Note: This role may involve reviewing sensitive, disturbing, or potentially distressing content as part of AI safety evaluations. Selected candidates may be required to sign an acknowledgment form confirming understanding and consent.
About Turing
Based in San Francisco, Turing partners with frontier AI labs and global enterprises to accelerate research and deploy advanced AI systems. Turing specializes in high-quality training data, advanced pipelines, and top-tier AI researchers across coding, reasoning, STEM, multilinguality, multimodality, and agents.
Role Overview
As an AI Safety & Policy Analyst, you will challenge model safeguards, uncover vulnerabilities, and build the evaluation rubrics used to train and test cutting-edge LLMs. This role demands creativity, analytical rigor, and a deep understanding of trust & safety policy.
Day-to-Day Responsibilities
- Design and execute creative, multi-turn conversational prompts to test model compliance with complex safety policies (e.g., discriminatory content, harmful advice, copyright violations).
- Identify, analyze, and document model failures — including successful jailbreaks and subtle policy violations.
- Develop detailed, objective evaluation rubrics with priority scores (Crucial, Important, Less Important) to define desired model behavior.
- Rigorously evaluate and stack-rank multiple model responses using your rubrics to discriminate between good, bad, and nuanced failures.
- Write clear, defensible rationales for your rankings that provide strong training signals for AI engineers.
- Collaborate with researchers and policy-makers to understand emerging risks and refine the safety taxonomy.
Requirements
- BS/BA degree or equivalent experience in Policy, Law, Ethics, Linguistics, Journalism, Computer Science, or a related analytical field.
- Experience in content moderation, policy analysis, AI safety evaluation, or a related role is strongly preferred.
- High English proficiency — both written and verbal.
- Proven analytical ability to evaluate nuanced, complex, and ambiguous information against defined policy criteria.

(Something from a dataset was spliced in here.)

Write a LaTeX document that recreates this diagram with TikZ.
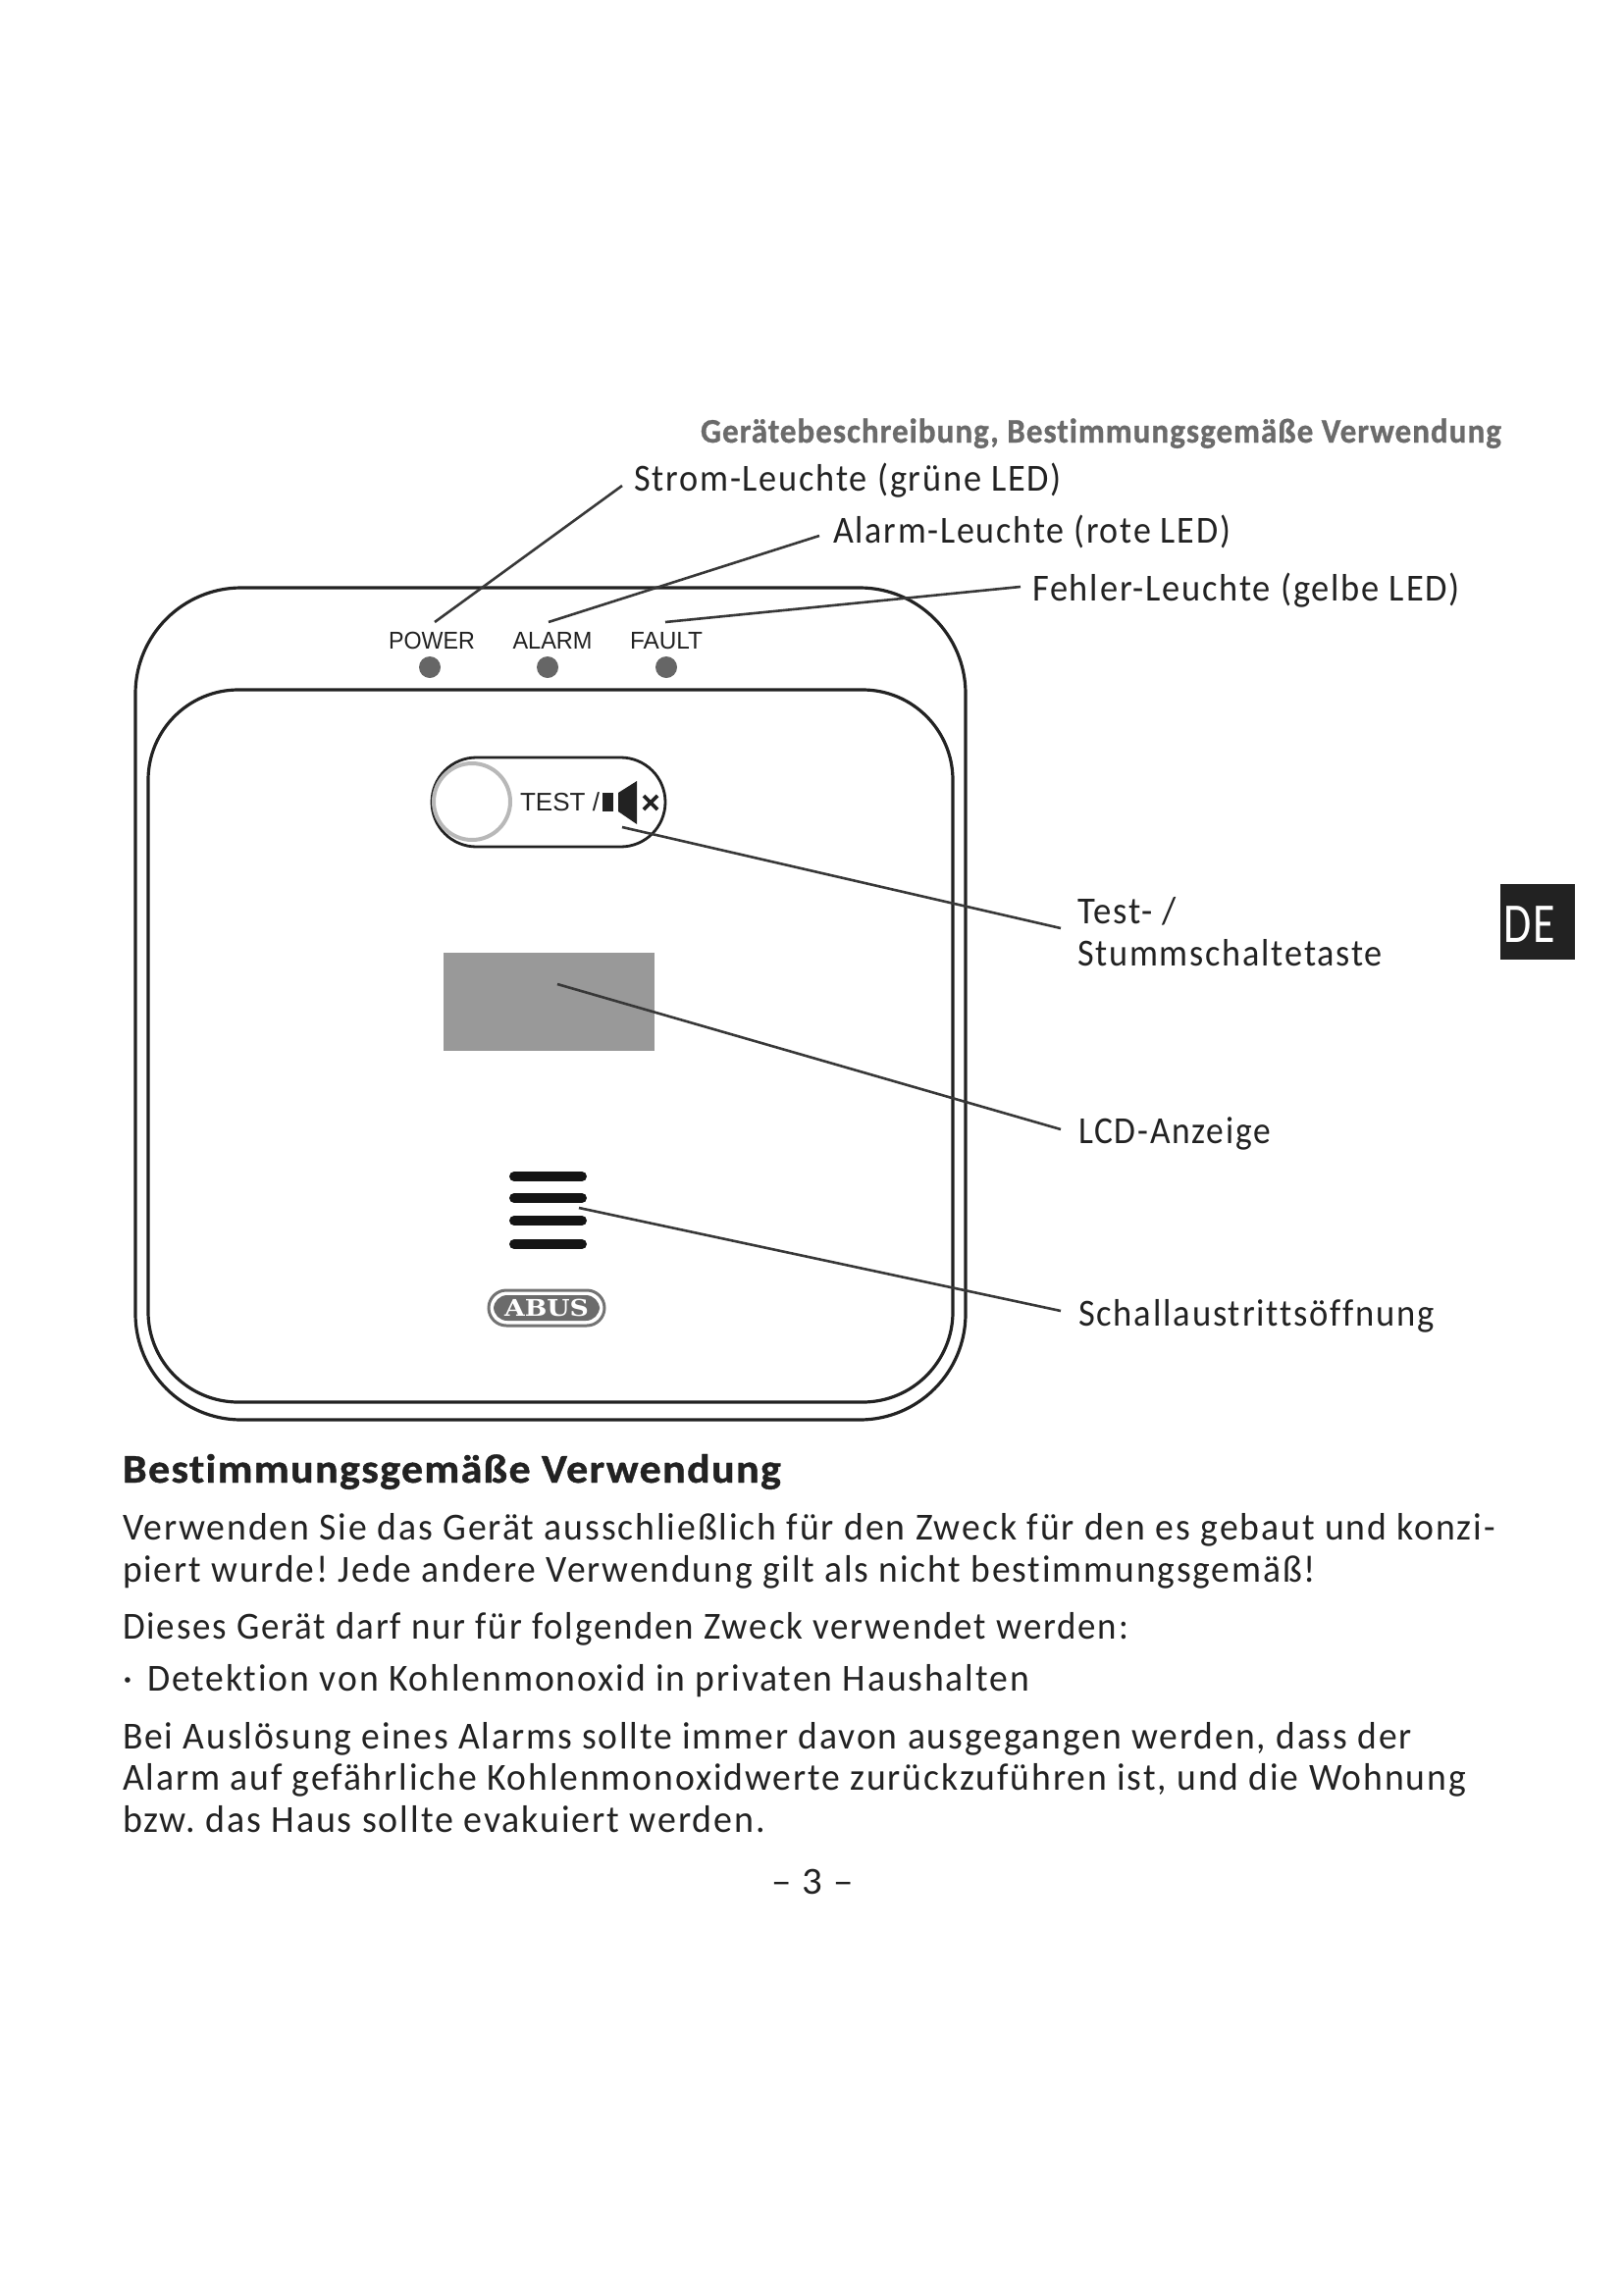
\documentclass[tikz,border=0pt]{standalone}
\usepackage{graphicx}
\usepackage{fontspec}
\setmainfont[LetterSpace=5,Ligatures=NoCommon,BoldFeatures={LetterSpace=3,FakeBold=0.9}]{Carlito}
\newfontfamily\arialf{Liberation Sans}
\newfontfamily\logof{DejaVu Serif}
\usetikzlibrary{calc}
\frenchspacing
\newsavebox\fitbx
% #1 = target width in reference pixels, #2 = text
\newcommand\fitw[2]{\sbox\fitbx{#2}\pgfmathsetmacro\fitr{#1*0.5/\wd\fitbx}\scalebox{\fitr}[1]{\usebox\fitbx}}
\definecolor{ink}{HTML}{222222}
\tikzset{
  x=0.5pt,y=-0.5pt,
  txt/.style={anchor=base west,inner sep=0,outer sep=0,text=ink,font=\fontsize{19.5}{22}\selectfont},
  head/.style={txt,font=\fontsize{20.7}{24}\selectfont\bfseries},
  hdr/.style={txt,text=black!58,font=\fontsize{17.5}{20}\selectfont\bfseries},
  dev/.style={anchor=center,inner sep=0,outer sep=0,text=ink,font=\arialf\fontsize{12.4}{14}\selectfont},
  case/.style={draw=ink,line width=1.6pt},
  leader/.style={draw=ink!90,line width=1.3pt},
  led/.style={circle,fill=black!60,draw=none,minimum size=11pt,inner sep=0},
  bar/.style={draw=black!92,line width=5pt,line cap=round},
}
\begin{document}
\begin{tikzpicture}
\useasboundingbox (0,0) rectangle (1654,2339);
% housing
\draw[case,rounded corners=54pt] (138,599) rectangle (984,1447);
\draw[case,rounded corners=46pt] (151,703) rectangle (971,1429);
% LEDs
\node[dev] (lpower) at (440,653) {\fitw{88}{POWER}};
\node[dev] (lalarm) at (563,653) {\fitw{81}{ALARM}};
\node[dev] (lfault) at (679,653) {\fitw{74}{FAULT}};
\node[led] (power) at (438,680) {};
\node[led] (alarm) at (558,680) {};
\node[led] (fault) at (679,680) {};
% test button
\draw[draw=ink,line width=1.4pt,rounded corners=22.75pt] (440,772) rectangle (678,863);
\node[circle,draw=black!28,line width=2pt,minimum size=39pt,inner sep=0] (btn) at (481,817) {};
\node[dev,anchor=base west,font=\arialf\fontsize{13}{14}\selectfont] (testl) at (530,826) {\fitw{81}{TEST /}};
\fill[ink] (614,808) rectangle (625,827);
\fill[ink] (630,808) -- (649,796) -- (649,840) -- (630,827) -- cycle;
\draw[ink,line width=1.9pt] (656,811) -- (670,825) (670,811) -- (656,825);
% LCD
\node[fill=black!40,draw=none,minimum width=107.5pt,minimum height=50pt,inner sep=0] (lcd) at (559.5,1020.5) {};
% sound opening
\draw[bar] (524,1199) -- (593,1199);
\draw[bar] (524,1221) -- (593,1221);
\draw[bar] (524,1244) -- (593,1244);
\draw[bar] (524,1268) -- (593,1268);
% logo
\draw[draw=black!55,line width=1.5pt,rounded corners=9pt] (498,1315) rectangle (616,1351);
\fill[black!58,rounded corners=7pt] (503,1320) rectangle (611,1346);
\node[inner sep=0,text=white,font=\logof\fontsize{11.7}{12}\selectfont\bfseries] (abus) at (557,1333) {\fitw{86}{ABUS}};
% callout labels
\node[hdr] (hdr) at (714,451) {\fitw{816}{Gerätebeschreibung, Bestimmungsgemäße Verwendung}};
\node[txt] (ts) at (646,500) {\fitw{436}{Strom-Leuchte (grüne LED)}};
\node[txt] (ta) at (849,553) {\fitw{405}{Alarm-Leuchte (rote LED)}};
\node[txt] (tf) at (1052,612) {\fitw{436}{Fehler-Leuchte (gelbe LED)}};
\node[txt] (tt1) at (1098,941) {\fitw{101}{Test- /}};
\node[txt] (tt2) at (1098,984) {\fitw{311}{Stummschaltetaste}};
\node[txt] (tl) at (1099,1165) {\fitw{196}{LCD-Anzeige}};
\node[txt] (tsa) at (1099,1351) {\fitw{363}{Schallaustrittsöffnung}};
% leaders
\coordinate (cs0) at (634,495); \coordinate (cs1) at (443,634);
\coordinate (ca0) at (835,546); \coordinate (ca1) at (559,634);
\coordinate (cf0) at (1040,598); \coordinate (cf1) at (678,634);
\coordinate (ct0) at (1081,946); \coordinate (ct1) at (634,843);
\coordinate (cl0) at (1081,1151); \coordinate (cl1) at (568,1003);
\coordinate (cx0) at (1081,1336); \coordinate (cx1) at (590,1231);
\draw[leader] (cs0) -- (cs1);
\draw[leader] (ca0) -- (ca1);
\draw[leader] (cf0) -- (cf1);
\draw[leader] (ct0) -- (ct1);
\draw[leader] (cl0) -- (cl1);
\draw[leader] (cx0) -- (cx1);
% DE tab
\node[fill=ink,minimum width=38pt,minimum height=38.5pt,inner sep=0] (detab) at (1567,939.5) {};
\node[anchor=base west,inner sep=0,text=white,font=\fontsize{28.7}{30}\selectfont] (de) at (1532,960) {\fitw{53}{DE}};
% body
\node[head] (h) at (125,1511) {\fitw{671}{Bestimmungsgemäße Verwendung}};
\node[txt] (b1) at (125,1569) {\fitw{1399}{Verwenden Sie das Gerät ausschließlich für den Zweck für den es gebaut und konzi-}};
\node[txt] (b2) at (125,1612) {\fitw{1216}{piert wurde! Jede andere Verwendung gilt als nicht bestimmungsgemäß!}};
\node[txt] (b3) at (125,1670) {\fitw{1025}{Dieses Gerät darf nur für folgenden Zweck verwendet werden:}};
\node[txt] (b4) at (125,1723) {\makebox[12.5pt][l]{·}\fitw{899}{Detektion von Kohlenmonoxid in privaten Haushalten}};
\node[txt] (b5) at (125,1782) {\fitw{1314}{Bei Auslösung eines Alarms sollte immer davon ausgegangen werden, dass der}};
\node[txt] (b6) at (125,1824) {\fitw{1369}{Alarm auf gefährliche Kohlenmonoxidwerte zurückzuführen ist, und die Wohnung}};
\node[txt] (b7) at (125,1867) {\fitw{655}{bzw. das Haus sollte evakuiert werden.}};
\node[txt] (pg) at (786,1930) {\fitw{84}{– 3 –}};
\end{tikzpicture}
\end{document}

- Experience in red teaming, prompt engineering, or adversarial challenge design to test AI safety filters.
- Strong understanding of Trust & Safety principles for LLMs, with expertise in at least one domain: cyberharm, violence/terrorism, bias & stereotypes, mental health & self-harm, child safety, sexually explicit content, misinformation, fraud, sycophancy, regulated goods, privacy & identity, copyright, or legal/medical/financial information.
- Meticulous attention to detail in designing precise, self-contained evaluation rubrics.

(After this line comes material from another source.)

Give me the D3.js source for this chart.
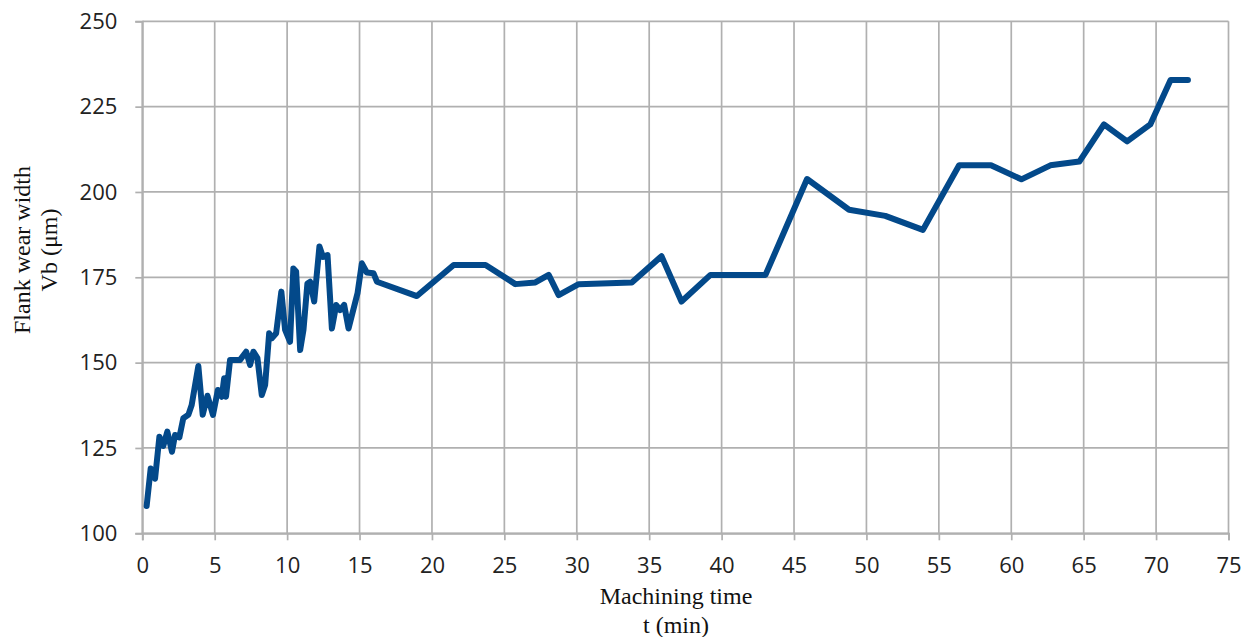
<!DOCTYPE html>
<html>
<head>
<meta charset="utf-8">
<script src="https://cdn.jsdelivr.net/npm/d3@7"></script>
<style>
  html, body { margin: 0; padding: 0; background: #fff; }
  svg { display: block; }
</style>
</head>
<body>
<svg id="chart" width="1251" height="637"></svg>
<script>
// ---- data ----
const timeMin = [0.3, 0.58, 0.88, 1.18, 1.45, 1.73, 2.05, 2.26, 2.56, 2.83, 3.18, 3.41, 3.87, 4.17, 4.5, 4.88, 5.22, 5.49, 5.65, 5.78, 6.06, 6.75, 7.17, 7.44, 7.67, 7.95, 8.25, 8.48, 8.76, 8.94, 9.24, 9.6, 9.86, 10.2, 10.43, 10.62, 10.9, 11.13, 11.4, 11.59, 11.87, 12.23, 12.47, 12.79, 13.09, 13.39, 13.66, 13.94, 14.24, 14.86, 15.16, 15.5, 15.96, 16.2, 18.96, 21.5, 23.7, 25.76, 27.14, 28.06, 28.75, 30.13, 33.8, 35.85, 37.23, 39.23, 43.03, 45.9, 48.8, 51.3, 53.9, 56.4, 58.6, 60.7, 62.7, 64.7, 66.4, 68.0, 69.6, 71.0, 72.2];
const flankWear = [108, 119, 116, 128.3, 125.6, 129.8, 123.9, 128.8, 128.1, 133.7, 134.7, 137.6, 149, 134.7, 140.3, 134.7, 142, 140, 145.4, 140, 150.8, 150.8, 153.2, 149.3, 153.2, 151.3, 140.5, 143.4, 158.6, 157.1, 158.6, 170.8, 159.6, 156.1, 177.6, 176.7, 153.7, 159.6, 173.2, 173.7, 167.9, 184, 181, 181.5, 160, 166.9, 165.4, 166.9, 160, 170.3, 179.1, 176.4, 176.2, 173.7, 169.5, 178.6, 178.6, 173, 173.5, 175.7, 169.8, 173, 173.5, 181.2, 167.9, 175.7, 175.7, 203.8, 194.8, 193, 188.9, 207.8, 207.8, 203.7, 207.8, 208.9, 219.8, 214.8, 219.8, 232.8, 232.8];
const xTicks = [0, 5, 10, 15, 20, 25, 30, 35, 40, 45, 50, 55, 60, 65, 70, 75];
const yTicks = [100, 125, 150, 175, 200, 225, 250];
const xTitleLines = ["Machining time", "t (min)"];
const yTitleLines = ["Flank wear width", "Vb (\u03bcm)"];

// ---- layout ----
const plotL = 142.3, plotR = 1228.5, plotT = 21.3, plotB = 533.3;
const svg = d3.select("#chart");
const x = d3.scaleLinear().domain([0, 75]).range([plotL, plotR]);
const y = d3.scaleLinear().domain([100, 250]).range([plotB, plotT]);
const gridColor = "#b0b0b0";

// gridlines
svg.append("g").selectAll("line").data(xTicks).join("line")
  .attr("x1", d => x(d)).attr("x2", d => x(d))
  .attr("y1", plotT).attr("y2", plotB)
  .attr("stroke", gridColor).attr("stroke-width", 1.7);
svg.append("g").selectAll("line").data(yTicks).join("line")
  .attr("x1", plotL).attr("x2", plotR)
  .attr("y1", d => y(d)).attr("y2", d => y(d))
  .attr("stroke", gridColor).attr("stroke-width", 1.7);

// axes
const xAxis = d3.axisBottom(x).tickValues(xTicks).tickSize(7).tickPadding(17).tickFormat(d3.format("d"));
const yAxis = d3.axisLeft(y).tickValues(yTicks).tickSize(7).tickPadding(18).tickFormat(d3.format("d"));
const gx = svg.append("g").attr("transform", `translate(0,${plotB})`).call(xAxis);
const gy = svg.append("g").attr("transform", `translate(${plotL},0)`).call(yAxis);
[gx, gy].forEach(g => {
  g.select(".domain").attr("stroke", gridColor).attr("stroke-width", 1.9);
  g.selectAll(".tick line").attr("stroke", gridColor).attr("stroke-width", 1.7);
  g.selectAll(".tick text")
    .attr("fill", "#222")
    .style("font-family", "'Open Sans', sans-serif")
    .style("font-size", "22px");
});

// line
const line = d3.line().x((d, i) => x(timeMin[i])).y(d => y(d));
svg.append("path")
  .datum(flankWear)
  .attr("d", line)
  .attr("fill", "none")
  .attr("stroke", "#03498a")
  .attr("stroke-width", 6)
  .attr("stroke-linejoin", "round")
  .attr("stroke-linecap", "round");

// axis titles
const xt = svg.append("text")
  .attr("x", 676).attr("y", 604)
  .attr("text-anchor", "middle")
  .style("font-family", "'Liberation Serif', 'Times New Roman', serif")
  .style("font-size", "24px").attr("fill", "#111");
xTitleLines.forEach((s, i) => xt.append("tspan").attr("x", 676).attr("dy", i ? 29 : 0).text(s));

const yt = svg.append("text")
  .attr("transform", "translate(30,250) rotate(-90)")
  .attr("text-anchor", "middle")
  .style("font-family", "'Liberation Serif', 'Times New Roman', serif")
  .style("font-size", "24px").attr("fill", "#111");
yTitleLines.forEach((s, i) => yt.append("tspan").attr("x", 0).attr("dy", i ? 27 : 0).text(s));
</script>
</body>
</html>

- Excellent written communication skills for articulating complex model ranking rationale.
- Familiarity with RLHF (Reinforcement Learning from Human Feedback) workflows is a significant plus.
- Self-motivated and able to work independently in a remote environment.
- Reliable desktop/laptop with a strong internet connection.
Engagement Details
- Type: Contractor / Freelancer (no medical or paid leave benefits)
- Duration: 1-month contract (with potential for extension based on performance)
- Hours: Minimum 4 hours/day, 40 hours/week with 2–4 hours of daily overlap with PST (UTC-8, America/Los Angeles)
Benefits
- Flexible working hours and fully remote environment.
- Opportunity to contribute to cutting-edge AI safety projects with leading LLM companies.
- Potential for contract extension based on performance and project needs.
Application Process
Shortlisted candidates will receive automated analytical challenges. Pass them, and you're ready to get started!